The dueling accusations mark just the latest incident straining ties between the world's top two powers.

Biden has called for "steep competition" rather than "confrontation" with China. The Senate Foreign Relations Committee approved on Wednesday, however, a proposed new law by Democratic Chair New Jersey Senator Bob Menendez and Republican ranking member Idaho Senator Jim Risch that would call for sweeping measures targeting China and its global rise.

Allegations of cyber misconduct were among the topics on which Secretary of State Antony Blinken and national security adviser Jake Sullivan confronted Chinese Communist Party Central Foreign Affairs Commission Director Yang Jiechi and Foreign Minister Wang Yi during last month's talks in Alaska. Other areas of contention include accusations of aggressions across the South China Sea and Taiwan, as well as human rights violations in Hong Kong, Tibet and Xinjiang.
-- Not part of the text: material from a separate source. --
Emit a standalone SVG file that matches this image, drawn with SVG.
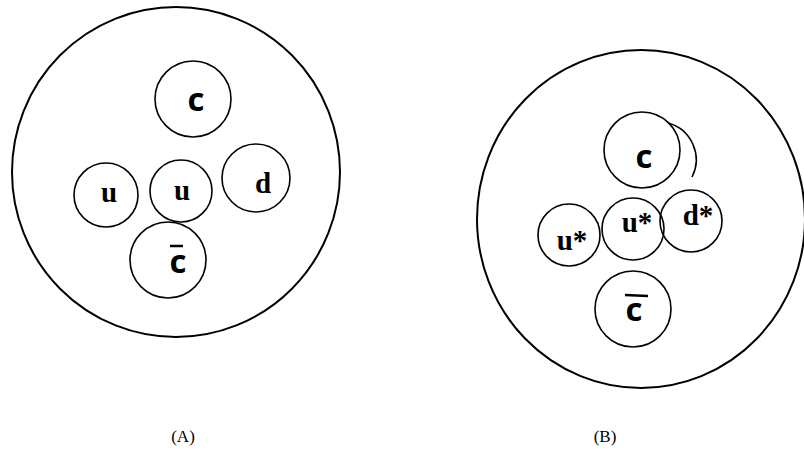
<svg xmlns="http://www.w3.org/2000/svg" width="804" height="466" viewBox="0 0 804 466">
<style>
.big{fill:none;stroke:#000;stroke-width:2}
.q{fill:none;stroke:#000;stroke-width:1.6}
.ser{font-family:"Liberation Serif","DejaVu Serif",serif;font-weight:bold;font-size:29px;text-anchor:middle;fill:#000}
.san{font-family:"Open Sans","Liberation Sans",sans-serif;font-weight:bold;font-size:33px;text-anchor:middle;fill:#000}
.cap{font-family:"Liberation Serif","Times New Roman",serif;font-size:17px;text-anchor:middle;fill:#000}
</style>
<rect width="804" height="466" fill="#fff"/>
<g id="diagramA">
<ellipse class="big" cx="176" cy="172" rx="164" ry="165"/>
<g id="A-c"><circle class="q" cx="193" cy="99" r="38"/><text class="san" x="196" y="111">c</text></g>
<g id="A-u1"><circle class="q" cx="106" cy="195" r="32"/><text class="ser" x="109" y="202">u</text></g>
<g id="A-u2"><circle class="q" cx="181" cy="191" r="31"/><text class="ser" x="182" y="200">u</text></g>
<g id="A-d"><circle class="q" cx="256" cy="178" r="34"/><text class="ser" x="263" y="193">d</text></g>
<g id="A-cbar"><circle class="q" cx="168" cy="260" r="38"/><text class="san" x="178" y="273">c</text><line x1="170" y1="246" x2="183" y2="246" stroke="#000" stroke-width="2.5"/></g>
</g>
<g id="diagramB">
<ellipse class="big" cx="641" cy="219" rx="164" ry="169"/>
<g id="B-c"><circle class="q" cx="642" cy="150" r="38"/><path class="q" d="M668 123 A38 38 0 0 1 692 177"/><text class="san" x="644" y="168">c</text></g>
<g id="B-u1"><circle class="q" cx="569" cy="235" r="31"/><text class="ser" x="572" y="250">u*</text></g>
<g id="B-u2"><circle class="q" cx="633" cy="229" r="31"/><text class="ser" x="637" y="232">u*</text></g>
<g id="B-d"><circle class="q" cx="691" cy="221" r="31"/><text class="ser" x="698" y="225">d*</text></g>
<g id="B-cbar"><circle class="q" cx="633" cy="309" r="38"/><text class="san" x="634" y="321">c</text><line x1="625" y1="295" x2="648" y2="296" stroke="#000" stroke-width="2.5"/></g>
</g>
<g id="connectors"></g>
<text class="cap" x="183" y="442">(A)</text>
<text class="cap" x="605" y="442">(B)</text>
</svg>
The two countries have since released reports detailing one another's alleged human rights abuses, with both sides denying one another's claims.

But even as relations prove tense, areas of potential cooperation have emerged between the U.S. and China. Beginning Thursday, Biden will virtually host 39 other heads of state, including Chinese President Xi Jinping, as part of the Leaders Summit on Climate, a topic on which Washington and Beijing have stressed the need to collaborate.